Estava difícil conseguir uma cabine telefônica para fazer a ligação. Era feriado, os locutórios, as lojas, tudo meio fechado. Até o tempo, nos outros dias tão claro e iluminado, andava nublado, com um vento gelado cruzando a gente por todos os lados. Coloquei o capuz; fiquei na dúvida se H. me acharia assim.

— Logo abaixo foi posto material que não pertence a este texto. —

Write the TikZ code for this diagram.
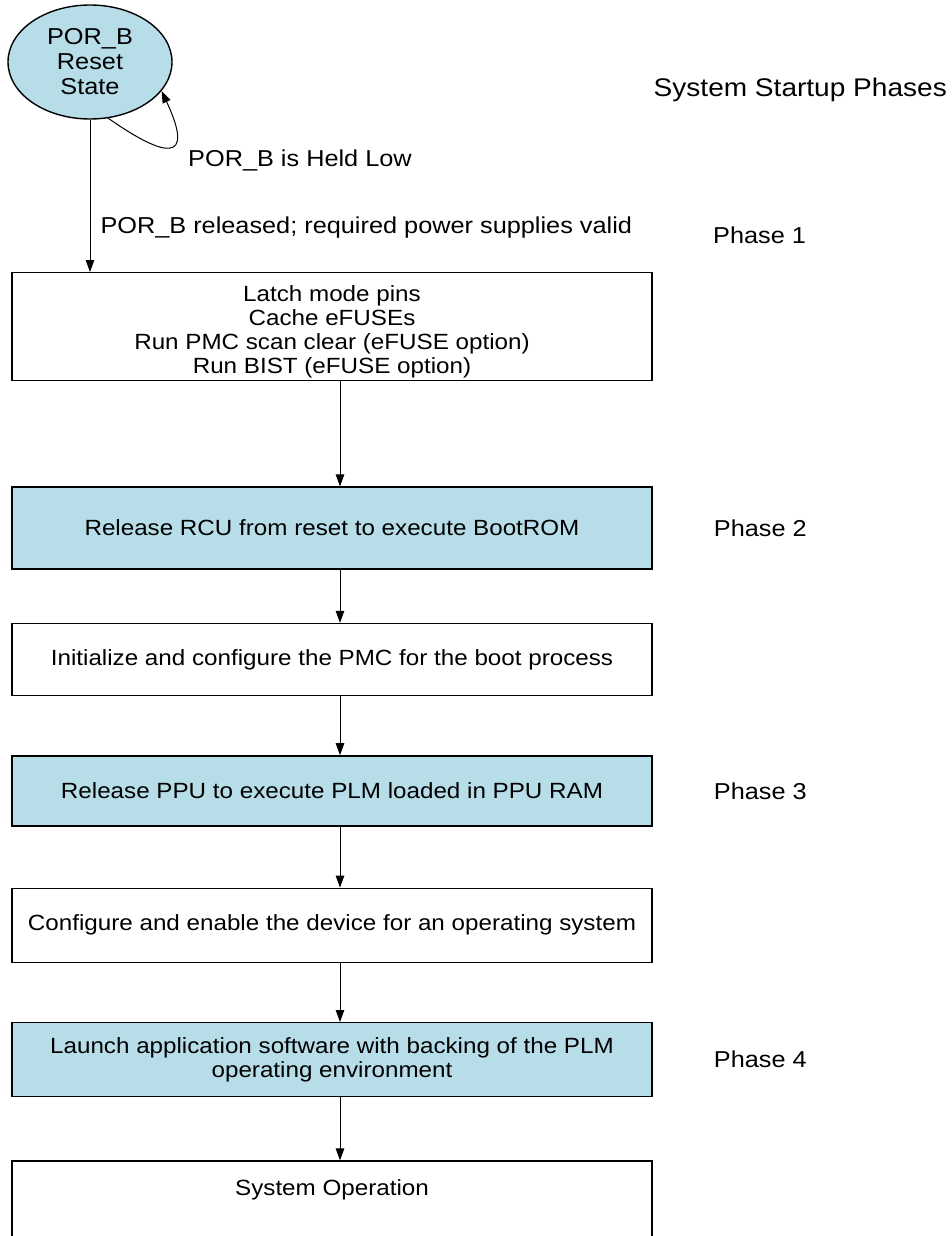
\documentclass[tikz,border=0pt]{standalone}
\usepackage{fontspec}
\setmainfont[FakeStretch=1.1]{Liberation Sans}
\usetikzlibrary{arrows.meta,positioning,shapes.geometric}
\definecolor{bootblue}{HTML}{B7DDE8}
\newcommand{\boxfont}{\fontsize{22}{24}\selectfont}
\newcommand{\lblfont}{\fontsize{23}{27}\selectfont}
\newcommand{\statefont}{\fontsize{23}{25}\selectfont}
\newcommand{\titlefont}{\fontsize{25.5}{30}\selectfont}
\tikzset{
  stage/.style={draw=black,line width=1.4pt,minimum width=640pt,align=center,inner sep=2pt,font=\boxfont},
  stageblue/.style={stage,fill=bootblue},
  state/.style={ellipse,draw=black,line width=1.4pt,fill=bootblue,minimum width=164pt,minimum height=114pt,inner sep=0pt,align=center,font=\statefont},
  ar/.style={-{Triangle[length=12pt,width=8.5pt]},draw=black,line width=1pt},
  lbl/.style={font=\lblfont,inner sep=0pt},
}

\begin{document}
\begin{tikzpicture}[x=1pt,y=1pt]
  \useasboundingbox (0,0) rectangle (951,-1236);
  \node[state] (por) at (90,-62) {POR\_B\\Reset\\State};
  \node[font=\titlefont,anchor=east,inner sep=0pt] (title) at (947,-90) {System Startup Phases};

  \node[stage,minimum height=108pt,anchor=north] (latch) at (332,-272)
    {\rule{0pt}{26pt}Latch mode pins\\Cache eFUSEs\\Run PMC scan clear (eFUSE option)\\Run BIST (eFUSE option)};
  \node[stageblue,below=105pt of latch,minimum height=82pt] (rcu) {Release RCU from reset to execute BootROM};
  \node[stage,below=53pt of rcu,minimum height=72pt] (pmc) {Initialize and configure the PMC for the boot process};
  \node[stageblue,below=59pt of pmc,minimum height=70pt] (ppu) {Release PPU to execute PLM loaded in PPU RAM};
  \node[stage,below=61pt of ppu,minimum height=74pt] (cfg) {Configure and enable the device for an operating system};
  \node[stageblue,below=59pt of cfg,minimum height=74pt] (app)
    {Launch application software with backing of the PLM\\operating environment};
  \node[stage,below=63pt of app,inner ysep=18pt,text depth=70pt] (sysop) {System Operation};

  % phase labels
  \node[lbl,anchor=west] (ph1) at (713,-235) {Phase 1};
  \node[lbl,right=61pt of rcu] (ph2) {Phase 2};
  \node[lbl,right=61pt of ppu] (ph3) {Phase 3};
  \node[lbl,right=61pt of app] (ph4) {Phase 4};

  % reset state
  \draw[ar] (por.-72) .. controls +(-35:70) and +(-65:80) .. (por.-22);
  \node[lbl,anchor=west] (held) at (188,-160) {POR\_B is Held Low};
  \draw[ar] (por.south) -- node[lbl,pos=0.71,right=10pt]{POR\_B released; required power supplies valid} (por.south |- latch.north);

  \foreach \a/\b in {latch/rcu,rcu/pmc,pmc/ppu,ppu/cfg,cfg/app,app/sysop}
    \draw[ar] ([xshift=8pt]\a.south) -- ([xshift=8pt]\b.north);
\end{tikzpicture}
\end{document}
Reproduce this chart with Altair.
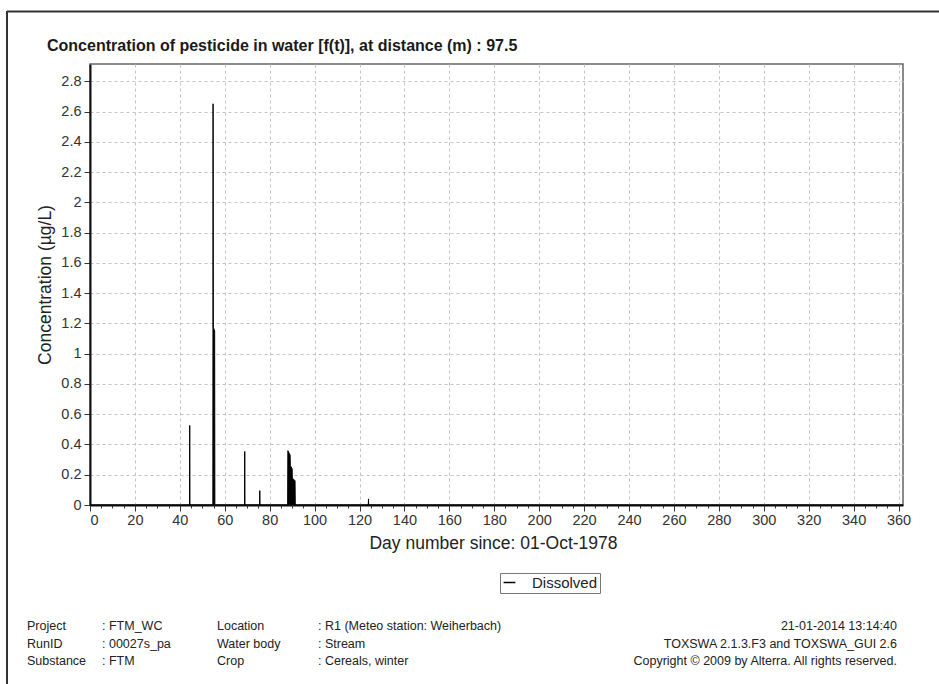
import altair as alt
import pandas as pd

# ---- data ----
days = [0, 44.3, 44.4, 44.5, 54.7, 54.8, 54.9, 55.5, 55.6, 68.8, 68.9, 69.0,
        75.5, 75.6, 75.7, 88.0, 88.1, 89.1, 89.2, 90.0, 90.1, 91.3, 91.4,
        123.9, 124.0, 124.1, 362]
conc = [0, 0, 0.526, 0, 0, 2.652, 1.174, 1.15, 0, 0, 0.354, 0,
        0, 0.095, 0, 0, 0.359, 0.33, 0.26, 0.24, 0.178, 0.16, 0,
        0, 0.04, 0, 0]
series_name = "Dissolved"

x_ticks = list(range(0, 361, 20))
x_minor = list(range(0, 361, 5))
y_ticks = [0, 0.2, 0.4, 0.6, 0.8, 1, 1.2, 1.4, 1.6, 1.8, 2, 2.2, 2.4, 2.6, 2.8]

title_text = "Concentration of pesticide in water [f(t)], at distance (m) : 97.5"
x_title = "Day number since: 01-Oct-1978"
y_title = "Concentration (µg/L)"

foot_col1 = ["Project", "RunID", "Substance"]
foot_col2 = [": FTM_WC", ": 00027s_pa", ": FTM"]
foot_col3 = ["Location", "Water body", "Crop"]
foot_col4 = [": R1 (Meteo station: Weiherbach)", ": Stream", ": Cereals, winter"]
foot_right = ["21-01-2014 13:14:40", "TOXSWA 2.1.3.F3 and TOXSWA_GUI 2.6",
              "Copyright © 2009 by Alterra. All rights reserved."]

FONT = "Liberation Sans"
W, H = 813, 441
PL, PT = 90, 64

df = pd.DataFrame({"day": days, "conc": conc, "series": [series_name] * len(days)})

xscale = alt.Scale(domain=[0, 362], nice=False, zero=False)
yscale = alt.Scale(domain=[0, 2.915], nice=False)

main_x_axis = alt.Axis(
    values=x_ticks, title=x_title, grid=True, gridDash=[3, 3], gridColor="#c4c4c4",
    domainColor="#111", domainWidth=2, tickColor="#333", tickSize=6,
    labelFont=FONT, labelFontSize=14.5, labelColor="#333", labelPadding=2,
    labelOverlap=False,
    titleFont=FONT, titleFontSize=17.5, titleFontWeight="normal", titleColor="#222",
    titleX=403, titleY=38, titleBaseline="middle", titleAlign="center",
)


def make_y_axis():
    return alt.Axis(
        values=y_ticks, format="~g", title=y_title, grid=True, gridDash=[3, 3],
        gridColor="#c4c4c4", domainColor="#111", domainWidth=2, tickColor="#333",
        tickSize=6, labelFont=FONT, labelFontSize=14.5, labelColor="#333",
        labelPadding=3, labelOverlap=False,
        titleFont=FONT, titleFontSize=17.5, titleFontWeight="normal", titleColor="#222",
        titleX=-45, titleY=H / 2, titleAngle=270, titleBaseline="middle",
        titleAlign="center",
    )


area = alt.Chart(df).mark_area(color="black", opacity=1).encode(
    x=alt.X("day:Q", scale=xscale, axis=main_x_axis),
    y=alt.Y("conc:Q", scale=yscale, axis=make_y_axis()),
)

line = alt.Chart(df).mark_line(strokeWidth=1).encode(
    x=alt.X("day:Q", scale=xscale, axis=None),
    y=alt.Y("conc:Q", scale=yscale, axis=make_y_axis()),
    color=alt.Color(
        "series:N", scale=alt.Scale(range=["black"]),
        legend=alt.Legend(
            title=None, orient="none", legendX=410, legendY=509,
            strokeColor="#777", padding=2, symbolType="stroke", symbolSize=140,
            symbolStrokeWidth=1.5, labelFont=FONT, labelFontSize=15,
            labelColor="#222", labelOffset=15, fillColor="white",
        ),
    ),
)

minor = alt.Chart(pd.DataFrame({"day": [0]})).mark_point(opacity=0).encode(
    x=alt.X("day:Q", scale=xscale, axis=alt.Axis(
        values=x_minor, labels=False, grid=False, domain=False, tickSize=3,
        tickColor="#333", orient="bottom", title=None)),
)

one = pd.DataFrame({"k": [0]})
frame_top = alt.Chart(one).mark_rule(color="#333", strokeWidth=2).encode(
    x=alt.value(7 - PL), x2=alt.value(939 - PL), y=alt.value(11.5 - PT))
frame_left = alt.Chart(one).mark_rule(color="#333", strokeWidth=2).encode(
    x=alt.value(7 - PL), y=alt.value(11 - PT), y2=alt.value(684 - PT))

title_mark = alt.Chart(pd.DataFrame({"t": [title_text]})).mark_text(
    font=FONT, fontSize=16, fontWeight="bold", color="#1a1a1a",
    align="left", baseline="middle",
).encode(text="t:N", x=alt.value(47 - PL), y=alt.value(46 - PT))


def foot(lines, xpix, align):
    d = pd.DataFrame({"t": ["\n".join(lines)]})
    return alt.Chart(d).mark_text(
        font=FONT, fontSize=12.5, color="#222", align=align, baseline="middle",
        lineBreak="\n", lineHeight=17.5,
    ).encode(text="t:N", x=alt.value(xpix - PL), y=alt.value(626 - PT))


chart = alt.layer(
    area, line, minor, frame_top, frame_left, title_mark,
    foot(foot_col1, 27, "left"), foot(foot_col2, 102, "left"),
    foot(foot_col3, 217, "left"), foot(foot_col4, 318, "left"),
    foot(foot_right, 897, "right"),
).resolve_axis(x="independent").properties(
    width=W, height=H,
    padding={"left": PL, "top": PT, "right": 939 - PL - W, "bottom": 684 - PT - H},
    autosize=alt.AutoSizeParams(type="none"),
    background="white",
).configure_view(stroke="#666", strokeWidth=1.5)

chart.save("out.html", embed_options={"renderer": "svg", "actions": False})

Combinamos na esquina da Santa Fé com a General Díaz. Passou pouco mais de 10 minutos, e estávamos todos lá, conforme combinamos 10 minutos antes, numa chamada curta, a única que consegui fazer de um kiosko bem vagabundo. Quando estava saindo, a moça quis me dizer que os clientes estavam atrapalhando seu serviço de limpeza. Não termino de varrer hoje. Fingi que não era comigo - no fundo, não era mesmo. Ela estava trabalhando num feriado enquanto eu estava em férias.
H. gritou meu nome, cantado, do outro lado da rua. Peeeedro!
Reencontrar H. é sempre um sopro de esperança nas coisas e nas pessoas que podem fazer do mundo um espaço onde eu caibo. Depois de alguns dias dando voltas por Buenos Aires, revendo lugares, revendo pessoas que estiveram comigo em alguns desses lugares, imaginando onde estariam, se estariam, pensando no tanto que quisemos e sonhamos fazer enquanto estávamos juntos, tive certeza de que a fragilidade das coisas é justamente o processo inevitável que, em cada uma delas, nos faz perder a certeza das coisas. Ficar mais velho é assim. Não tenho mais certeza de nada, confio cada vez mais em menos pessoas e leio. Leio muito e de tudo. Porque não entendo de mais nada; o mundo foi ficando difícil e poucas coisas conseguem se passar por naturais.
Falei um pouco disso, em outras palavras, enquanto almoçávamos num restaurante árabe, em Palermo. Quisemos contar um pouco de como andam as coisas do lado de lá. O que tinha mudado, alguma coisa permaneceu? Demos risada; a namorada do H. até colocou a mão na cabeça, muita coisa anda tumultuando a minha. Ela percebeu.
Esticamos a conversa, as curiosidades, as recomendações e a amizade, até o garçom avisar que a cozinha estava encerrando e que faltava pouco para o restaurante fechar. Foi bom. Saímos para andar e visitar algumas livrarias; pedi algumas dicas, sempre gosto de ler literatura argentina contemporânea e nova. De alguma maneira, ou de muitas, acho que daria um bom personagem de um livro portenho. Mesmo que fosse como estrangeiro. Ando nas ruas frias e vazias, mais a melancolia, que, com certeza, é o código que me leva para perto, de um jeito bem confortável, de personagens como H. "Es un personaje", lembrou H. da expressão que eu usava anos atrás, ao descrever um amigo de uma banda também da cidade. Caçamos alguns nomes entre as prateleiras, consultamos vendedores, H. recebeu uma lista com sugestões de um amigo seu e cansamos do frio. No meio do caminho, amanhã a gente se fala, deixei um beijo nos dois e entrei para tomar um chá num café de esquina. Li um pouco de Damián Ríos, pensei na música de Federico Durand e não disfarcei o olho molhado, de leve, em homenagem a tudo que mancha a gente de saudade.